Forgiven, he heads to state prison Attacked DJ at a fundraiser in LT
BY BRETT HAMBRIGHT, Staff Writer
Bruised and battered after being beaten outside a Lancaster Township bar, James Mahler thought he was getting the help he desperately needed.
A patron of the bar, Joshua Laughman, helped Mahler to his feet after the attack outside a Hospice fundraiser at Dirty Ol' Tavern, 917 S. Prince St.
"You helped me up; I really thought I was getting help," Mahler told Laughman in court Thursday, their first meeting since the April 1, 2012, beating.
"I remember you asking me, 'Are you OK?'" Mahler continued. "Then you hit me twice -- and everything spiraled after that."
Mahler's face was virtually shattered, according to his testimony. Metal plates repaired the broken facial bones. Mahler said he'll never again have feeling in a large part of his face.
Laughman, 32, will spend 21-w to 8 years in state prison on a single count of felony aggravated assault, a judge ordered Thursday.
"It never ceases to amaze me how good people are willing to forgive bad acts," Judge Jeffery Wright said while ordering sentence.
Previously, Laughman had turned and apologized to the man he admitted to viciously beating a year ago.
"I'm not a bad person, but I made a bad decision," he said to Mahler. "I hurt someone that didn't deserve to be hurt."
"I forgive you," Mahler said later, "but I'll never forget you. I'll pray for you every day."
Mahler was disc-jockeying the charity event -- for free -- when he was attacked outside, first by 33-year-old Marcos Mendez. (Mendez was sentenced last month to 4 to 10 years in state prison.)
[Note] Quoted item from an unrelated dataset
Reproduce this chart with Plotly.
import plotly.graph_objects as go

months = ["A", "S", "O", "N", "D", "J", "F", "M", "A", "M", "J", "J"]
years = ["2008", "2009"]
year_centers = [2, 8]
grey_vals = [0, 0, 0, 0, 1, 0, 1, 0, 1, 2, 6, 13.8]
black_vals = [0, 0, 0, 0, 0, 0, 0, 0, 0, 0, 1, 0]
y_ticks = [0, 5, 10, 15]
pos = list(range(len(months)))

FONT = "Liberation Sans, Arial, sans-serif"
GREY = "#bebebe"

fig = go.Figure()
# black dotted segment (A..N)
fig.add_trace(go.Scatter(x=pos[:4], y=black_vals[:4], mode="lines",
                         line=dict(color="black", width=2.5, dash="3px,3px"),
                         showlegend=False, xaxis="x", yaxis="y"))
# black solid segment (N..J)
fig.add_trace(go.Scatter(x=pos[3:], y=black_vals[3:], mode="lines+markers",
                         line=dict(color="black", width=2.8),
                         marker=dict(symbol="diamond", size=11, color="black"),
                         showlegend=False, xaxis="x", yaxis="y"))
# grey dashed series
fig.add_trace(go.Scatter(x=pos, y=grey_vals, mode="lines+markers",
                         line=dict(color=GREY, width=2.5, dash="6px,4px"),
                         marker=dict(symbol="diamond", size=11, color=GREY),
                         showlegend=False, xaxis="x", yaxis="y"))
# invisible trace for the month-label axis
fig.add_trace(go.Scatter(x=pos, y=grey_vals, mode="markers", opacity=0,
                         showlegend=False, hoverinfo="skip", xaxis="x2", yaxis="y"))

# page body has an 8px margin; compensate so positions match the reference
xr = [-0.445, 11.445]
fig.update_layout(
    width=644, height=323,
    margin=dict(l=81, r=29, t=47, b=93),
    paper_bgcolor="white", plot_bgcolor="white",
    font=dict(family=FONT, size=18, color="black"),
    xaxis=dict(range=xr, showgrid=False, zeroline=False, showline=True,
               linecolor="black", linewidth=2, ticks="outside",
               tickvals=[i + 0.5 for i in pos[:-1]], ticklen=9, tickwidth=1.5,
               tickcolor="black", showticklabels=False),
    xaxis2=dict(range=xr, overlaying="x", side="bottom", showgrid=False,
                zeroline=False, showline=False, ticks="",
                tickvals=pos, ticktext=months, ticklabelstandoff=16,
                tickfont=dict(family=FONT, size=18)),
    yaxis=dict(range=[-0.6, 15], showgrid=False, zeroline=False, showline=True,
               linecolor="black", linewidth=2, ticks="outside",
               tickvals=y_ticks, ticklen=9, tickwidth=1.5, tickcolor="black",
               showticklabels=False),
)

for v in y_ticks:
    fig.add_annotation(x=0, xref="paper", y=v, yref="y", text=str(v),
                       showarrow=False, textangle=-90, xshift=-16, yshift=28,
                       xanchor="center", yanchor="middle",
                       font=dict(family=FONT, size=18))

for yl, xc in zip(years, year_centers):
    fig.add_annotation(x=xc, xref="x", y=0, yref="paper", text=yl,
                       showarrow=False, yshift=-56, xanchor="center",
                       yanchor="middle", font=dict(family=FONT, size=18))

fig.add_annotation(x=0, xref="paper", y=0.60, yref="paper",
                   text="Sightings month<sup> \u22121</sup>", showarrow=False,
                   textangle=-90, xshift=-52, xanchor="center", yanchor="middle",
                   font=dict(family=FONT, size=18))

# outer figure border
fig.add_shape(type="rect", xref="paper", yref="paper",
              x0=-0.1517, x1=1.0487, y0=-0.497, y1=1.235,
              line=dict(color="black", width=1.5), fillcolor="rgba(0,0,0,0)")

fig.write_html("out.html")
"(Mendez) initiated the assault," Assistant District Attorney Christopher Lechner told the judge. Laughman "piled on. He acted like he was acting out of kindness, then delivered two additional sucker-punches."
Lechner said it was one of the worst crimes he's seen in more than 10 years as a prosecutor.
"I can't think of another case where the violence involved was so random and unprovoked," Lechner said. "Mr. Mahler was working for free at a charity event. The reward for that act of kindness was to be viciously attacked."
Defense lawyer Pete Kinsley said the incident -- and all of Laughman's previous charges -- involved alcohol.
"This, to me, is a terrible example of the power of alcohol and someone who should never, ever drink," Kinsley told the judge. "It's an inexplicable crime. These parties didn't even know each other."
Mahler said it took awhile for him to get over the attack.
"For a year, it was hatred for you," he told Laughman. "I ask that this is a chance for you to make a change. I hope if we ever meet again, it's for a handshake."